**PROBLEM**:
Reproduce all of the data below without alteration; exclude every picture.
================
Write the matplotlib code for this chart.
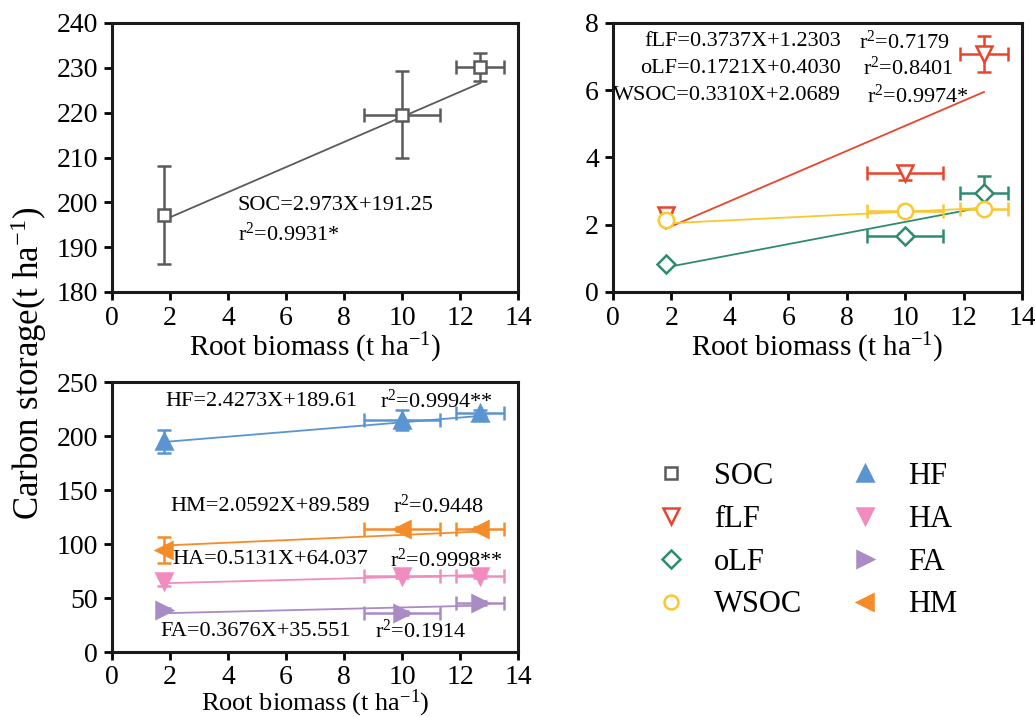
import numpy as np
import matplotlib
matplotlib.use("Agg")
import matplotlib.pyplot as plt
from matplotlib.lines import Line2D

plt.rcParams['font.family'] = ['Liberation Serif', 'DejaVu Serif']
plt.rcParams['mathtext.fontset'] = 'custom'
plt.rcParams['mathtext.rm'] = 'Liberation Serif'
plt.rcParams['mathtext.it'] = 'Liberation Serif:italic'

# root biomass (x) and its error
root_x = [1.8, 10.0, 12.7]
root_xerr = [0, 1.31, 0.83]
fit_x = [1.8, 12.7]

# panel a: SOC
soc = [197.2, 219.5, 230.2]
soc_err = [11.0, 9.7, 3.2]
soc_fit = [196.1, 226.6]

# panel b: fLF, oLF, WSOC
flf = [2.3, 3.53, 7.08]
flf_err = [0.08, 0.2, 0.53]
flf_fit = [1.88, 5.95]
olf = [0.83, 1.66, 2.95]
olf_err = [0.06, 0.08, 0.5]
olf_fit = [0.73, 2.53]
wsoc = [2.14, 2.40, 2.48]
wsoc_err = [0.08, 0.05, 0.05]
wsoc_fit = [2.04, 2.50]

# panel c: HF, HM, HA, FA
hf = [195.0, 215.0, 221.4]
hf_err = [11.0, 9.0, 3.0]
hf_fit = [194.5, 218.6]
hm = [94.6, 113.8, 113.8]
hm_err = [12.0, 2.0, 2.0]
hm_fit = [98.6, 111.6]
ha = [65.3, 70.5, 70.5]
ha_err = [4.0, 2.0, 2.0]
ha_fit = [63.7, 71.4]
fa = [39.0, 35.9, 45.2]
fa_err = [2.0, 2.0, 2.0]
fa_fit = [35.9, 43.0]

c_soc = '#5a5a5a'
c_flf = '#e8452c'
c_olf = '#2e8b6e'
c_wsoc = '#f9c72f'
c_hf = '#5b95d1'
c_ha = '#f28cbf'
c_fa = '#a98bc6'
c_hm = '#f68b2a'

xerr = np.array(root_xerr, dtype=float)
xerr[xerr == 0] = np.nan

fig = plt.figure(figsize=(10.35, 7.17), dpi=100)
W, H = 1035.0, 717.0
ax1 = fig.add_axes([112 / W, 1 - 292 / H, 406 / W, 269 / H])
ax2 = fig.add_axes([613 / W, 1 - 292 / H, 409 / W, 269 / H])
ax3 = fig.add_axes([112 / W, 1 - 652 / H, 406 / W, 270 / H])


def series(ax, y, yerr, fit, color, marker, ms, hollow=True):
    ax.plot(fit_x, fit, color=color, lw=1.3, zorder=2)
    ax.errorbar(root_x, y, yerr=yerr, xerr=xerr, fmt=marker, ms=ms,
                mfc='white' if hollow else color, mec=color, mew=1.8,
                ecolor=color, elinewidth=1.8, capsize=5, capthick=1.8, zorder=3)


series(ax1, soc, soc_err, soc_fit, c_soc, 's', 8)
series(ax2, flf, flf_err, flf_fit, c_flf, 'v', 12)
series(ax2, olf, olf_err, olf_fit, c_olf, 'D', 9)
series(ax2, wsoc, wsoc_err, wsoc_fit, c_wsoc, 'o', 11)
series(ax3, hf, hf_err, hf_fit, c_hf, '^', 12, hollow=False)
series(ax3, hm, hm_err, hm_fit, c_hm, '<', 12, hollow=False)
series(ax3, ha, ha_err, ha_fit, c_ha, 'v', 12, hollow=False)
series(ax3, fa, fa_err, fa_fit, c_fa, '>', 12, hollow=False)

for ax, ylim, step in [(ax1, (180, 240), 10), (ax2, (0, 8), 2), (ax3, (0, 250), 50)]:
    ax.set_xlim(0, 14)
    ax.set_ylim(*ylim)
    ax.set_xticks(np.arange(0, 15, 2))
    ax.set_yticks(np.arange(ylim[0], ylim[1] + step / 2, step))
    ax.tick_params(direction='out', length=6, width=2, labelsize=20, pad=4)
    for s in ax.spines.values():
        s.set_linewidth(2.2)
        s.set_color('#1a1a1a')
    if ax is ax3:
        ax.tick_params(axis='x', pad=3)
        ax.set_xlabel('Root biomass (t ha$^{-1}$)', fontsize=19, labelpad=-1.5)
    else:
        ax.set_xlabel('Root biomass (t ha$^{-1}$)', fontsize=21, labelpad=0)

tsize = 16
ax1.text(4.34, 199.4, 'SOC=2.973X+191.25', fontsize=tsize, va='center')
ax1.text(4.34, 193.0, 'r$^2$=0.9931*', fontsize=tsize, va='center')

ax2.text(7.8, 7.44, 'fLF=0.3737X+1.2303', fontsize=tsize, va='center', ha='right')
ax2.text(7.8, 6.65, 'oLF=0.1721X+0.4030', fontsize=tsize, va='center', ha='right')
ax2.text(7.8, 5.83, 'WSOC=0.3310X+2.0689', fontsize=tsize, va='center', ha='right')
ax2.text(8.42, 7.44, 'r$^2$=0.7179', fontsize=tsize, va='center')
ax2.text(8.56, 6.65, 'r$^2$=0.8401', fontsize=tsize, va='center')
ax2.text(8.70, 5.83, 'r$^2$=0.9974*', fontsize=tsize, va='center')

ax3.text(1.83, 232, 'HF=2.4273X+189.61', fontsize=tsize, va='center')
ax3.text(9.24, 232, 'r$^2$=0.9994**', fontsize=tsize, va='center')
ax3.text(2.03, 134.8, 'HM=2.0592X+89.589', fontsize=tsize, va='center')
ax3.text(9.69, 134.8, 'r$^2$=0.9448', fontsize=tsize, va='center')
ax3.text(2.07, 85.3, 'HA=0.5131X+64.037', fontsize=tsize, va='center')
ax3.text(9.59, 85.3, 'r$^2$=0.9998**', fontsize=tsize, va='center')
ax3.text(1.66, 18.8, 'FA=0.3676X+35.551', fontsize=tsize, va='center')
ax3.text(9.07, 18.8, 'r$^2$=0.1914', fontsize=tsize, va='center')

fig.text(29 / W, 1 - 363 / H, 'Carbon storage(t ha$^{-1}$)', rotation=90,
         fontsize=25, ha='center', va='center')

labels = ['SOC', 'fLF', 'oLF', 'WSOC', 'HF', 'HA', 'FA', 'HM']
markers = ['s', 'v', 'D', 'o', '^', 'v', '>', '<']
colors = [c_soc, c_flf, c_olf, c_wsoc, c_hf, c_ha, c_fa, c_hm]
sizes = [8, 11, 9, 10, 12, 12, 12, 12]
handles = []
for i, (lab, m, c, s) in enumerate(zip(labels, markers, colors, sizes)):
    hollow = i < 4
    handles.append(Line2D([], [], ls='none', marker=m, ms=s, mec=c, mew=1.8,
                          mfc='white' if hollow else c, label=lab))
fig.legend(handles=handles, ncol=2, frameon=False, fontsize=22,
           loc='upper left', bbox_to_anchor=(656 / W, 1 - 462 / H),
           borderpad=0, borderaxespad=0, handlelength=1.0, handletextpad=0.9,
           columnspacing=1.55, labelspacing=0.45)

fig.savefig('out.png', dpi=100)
================
**RESULT FOR THIS TASK**:
Write the matplotlib code for this chart.
import numpy as np
import matplotlib
matplotlib.use("Agg")
import matplotlib.pyplot as plt
from matplotlib.lines import Line2D

plt.rcParams['font.family'] = ['Liberation Serif', 'DejaVu Serif']
plt.rcParams['mathtext.fontset'] = 'custom'
plt.rcParams['mathtext.rm'] = 'Liberation Serif'
plt.rcParams['mathtext.it'] = 'Liberation Serif:italic'

# root biomass (x) and its error
root_x = [1.8, 10.0, 12.7]
root_xerr = [0, 1.31, 0.83]
fit_x = [1.8, 12.7]

# panel a: SOC
soc = [197.2, 219.5, 230.2]
soc_err = [11.0, 9.7, 3.2]
soc_fit = [196.1, 226.6]

# panel b: fLF, oLF, WSOC
flf = [2.3, 3.53, 7.08]
flf_err = [0.08, 0.2, 0.53]
flf_fit = [1.88, 5.95]
olf = [0.83, 1.66, 2.95]
olf_err = [0.06, 0.08, 0.5]
olf_fit = [0.73, 2.53]
wsoc = [2.14, 2.40, 2.48]
wsoc_err = [0.08, 0.05, 0.05]
wsoc_fit = [2.04, 2.50]

# panel c: HF, HM, HA, FA
hf = [195.0, 215.0, 221.4]
hf_err = [11.0, 9.0, 3.0]
hf_fit = [194.5, 218.6]
hm = [94.6, 113.8, 113.8]
hm_err = [12.0, 2.0, 2.0]
hm_fit = [98.6, 111.6]
ha = [65.3, 70.5, 70.5]
ha_err = [4.0, 2.0, 2.0]
ha_fit = [63.7, 71.4]
fa = [39.0, 35.9, 45.2]
fa_err = [2.0, 2.0, 2.0]
fa_fit = [35.9, 43.0]

c_soc = '#5a5a5a'
c_flf = '#e8452c'
c_olf = '#2e8b6e'
c_wsoc = '#f9c72f'
c_hf = '#5b95d1'
c_ha = '#f28cbf'
c_fa = '#a98bc6'
c_hm = '#f68b2a'

xerr = np.array(root_xerr, dtype=float)
xerr[xerr == 0] = np.nan

fig = plt.figure(figsize=(10.35, 7.17), dpi=100)
W, H = 1035.0, 717.0
ax1 = fig.add_axes([112 / W, 1 - 292 / H, 406 / W, 269 / H])
ax2 = fig.add_axes([613 / W, 1 - 292 / H, 409 / W, 269 / H])
ax3 = fig.add_axes([112 / W, 1 - 652 / H, 406 / W, 270 / H])


def series(ax, y, yerr, fit, color, marker, ms, hollow=True):
    ax.plot(fit_x, fit, color=color, lw=1.3, zorder=2)
    ax.errorbar(root_x, y, yerr=yerr, xerr=xerr, fmt=marker, ms=ms,
                mfc='white' if hollow else color, mec=color, mew=1.8,
                ecolor=color, elinewidth=1.8, capsize=5, capthick=1.8, zorder=3)


series(ax1, soc, soc_err, soc_fit, c_soc, 's', 8)
series(ax2, flf, flf_err, flf_fit, c_flf, 'v', 12)
series(ax2, olf, olf_err, olf_fit, c_olf, 'D', 9)
series(ax2, wsoc, wsoc_err, wsoc_fit, c_wsoc, 'o', 11)
series(ax3, hf, hf_err, hf_fit, c_hf, '^', 12, hollow=False)
series(ax3, hm, hm_err, hm_fit, c_hm, '<', 12, hollow=False)
series(ax3, ha, ha_err, ha_fit, c_ha, 'v', 12, hollow=False)
series(ax3, fa, fa_err, fa_fit, c_fa, '>', 12, hollow=False)

for ax, ylim, step in [(ax1, (180, 240), 10), (ax2, (0, 8), 2), (ax3, (0, 250), 50)]:
    ax.set_xlim(0, 14)
    ax.set_ylim(*ylim)
    ax.set_xticks(np.arange(0, 15, 2))
    ax.set_yticks(np.arange(ylim[0], ylim[1] + step / 2, step))
    ax.tick_params(direction='out', length=6, width=2, labelsize=20, pad=4)
    for s in ax.spines.values():
        s.set_linewidth(2.2)
        s.set_color('#1a1a1a')
    if ax is ax3:
        ax.tick_params(axis='x', pad=3)
        ax.set_xlabel('Root biomass (t ha$^{-1}$)', fontsize=19, labelpad=-1.5)
    else:
        ax.set_xlabel('Root biomass (t ha$^{-1}$)', fontsize=21, labelpad=0)

tsize = 16
ax1.text(4.34, 199.4, 'SOC=2.973X+191.25', fontsize=tsize, va='center')
ax1.text(4.34, 193.0, 'r$^2$=0.9931*', fontsize=tsize, va='center')

ax2.text(7.8, 7.44, 'fLF=0.3737X+1.2303', fontsize=tsize, va='center', ha='right')
ax2.text(7.8, 6.65, 'oLF=0.1721X+0.4030', fontsize=tsize, va='center', ha='right')
ax2.text(7.8, 5.83, 'WSOC=0.3310X+2.0689', fontsize=tsize, va='center', ha='right')
ax2.text(8.42, 7.44, 'r$^2$=0.7179', fontsize=tsize, va='center')
ax2.text(8.56, 6.65, 'r$^2$=0.8401', fontsize=tsize, va='center')
ax2.text(8.70, 5.83, 'r$^2$=0.9974*', fontsize=tsize, va='center')

ax3.text(1.83, 232, 'HF=2.4273X+189.61', fontsize=tsize, va='center')
ax3.text(9.24, 232, 'r$^2$=0.9994**', fontsize=tsize, va='center')
ax3.text(2.03, 134.8, 'HM=2.0592X+89.589', fontsize=tsize, va='center')
ax3.text(9.69, 134.8, 'r$^2$=0.9448', fontsize=tsize, va='center')
ax3.text(2.07, 85.3, 'HA=0.5131X+64.037', fontsize=tsize, va='center')
ax3.text(9.59, 85.3, 'r$^2$=0.9998**', fontsize=tsize, va='center')
ax3.text(1.66, 18.8, 'FA=0.3676X+35.551', fontsize=tsize, va='center')
ax3.text(9.07, 18.8, 'r$^2$=0.1914', fontsize=tsize, va='center')

fig.text(29 / W, 1 - 363 / H, 'Carbon storage(t ha$^{-1}$)', rotation=90,
         fontsize=25, ha='center', va='center')

labels = ['SOC', 'fLF', 'oLF', 'WSOC', 'HF', 'HA', 'FA', 'HM']
markers = ['s', 'v', 'D', 'o', '^', 'v', '>', '<']
colors = [c_soc, c_flf, c_olf, c_wsoc, c_hf, c_ha, c_fa, c_hm]
sizes = [8, 11, 9, 10, 12, 12, 12, 12]
handles = []
for i, (lab, m, c, s) in enumerate(zip(labels, markers, colors, sizes)):
    hollow = i < 4
    handles.append(Line2D([], [], ls='none', marker=m, ms=s, mec=c, mew=1.8,
                          mfc='white' if hollow else c, label=lab))
fig.legend(handles=handles, ncol=2, frameon=False, fontsize=22,
           loc='upper left', bbox_to_anchor=(656 / W, 1 - 462 / H),
           borderpad=0, borderaxespad=0, handlelength=1.0, handletextpad=0.9,
           columnspacing=1.55, labelspacing=0.45)

fig.savefig('out.png', dpi=100)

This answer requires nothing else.